The sight of tanks rolling into Ukraine has given new meaning to the alliance. Sweden and Finland joined its emergency summit last week, leading to speculation that they might even end the policy of military neutrality they adopted after World War II and seek to join.
Moscow’s foreign affairs spokesperson, Maria Zakharova, met the idea with a warning of “military consequences.”
Russia is pushing Finland "closer than ever before" to joining NATO, former Finnish Prime Minister Alexander Stubb wrote on Twitter. "At this rate we have no other option but to join. Finland’s accession would strengthen the Alliance and help keep Northern Europe stable."
Whether that comes to pass or not, the scope for escalation and miscalculation between Russia and NATO — which includes three nuclear powers in the U.S., the United Kingdom and France — has undeniably widened.
The crisis has also isolated Russia more than at any other time since the end of the Cold War, condemned by protests and cast out of several sporting and entertainment events.
In a major policy shift, Germany described Putin’s invasion as marking “a turning point” and said Saturday it would send antitank weapons and surface-to-air missiles to Ukraine.

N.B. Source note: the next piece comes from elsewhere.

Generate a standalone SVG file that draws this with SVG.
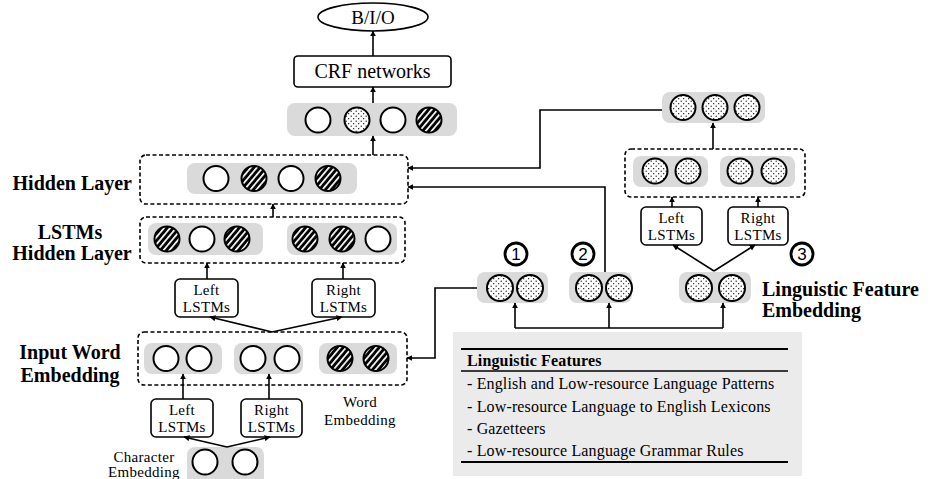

Even the region's more recent Russian allies, like Hungary and the Czech Republic, were quick to censure the Kremlin.
Putin, once seen by many as a cautious tactician, delivered rants down the barrel of the camera, calling Ukrainian government officials "drug addicts and neo-Nazis" while ordering a military assault on his democratic neighbor.
The question now is how far his ambitions stretch.
"It's very unclear at this stage," von Hippel said, "that anyone can convince Putin to do anything other than what he wants to do."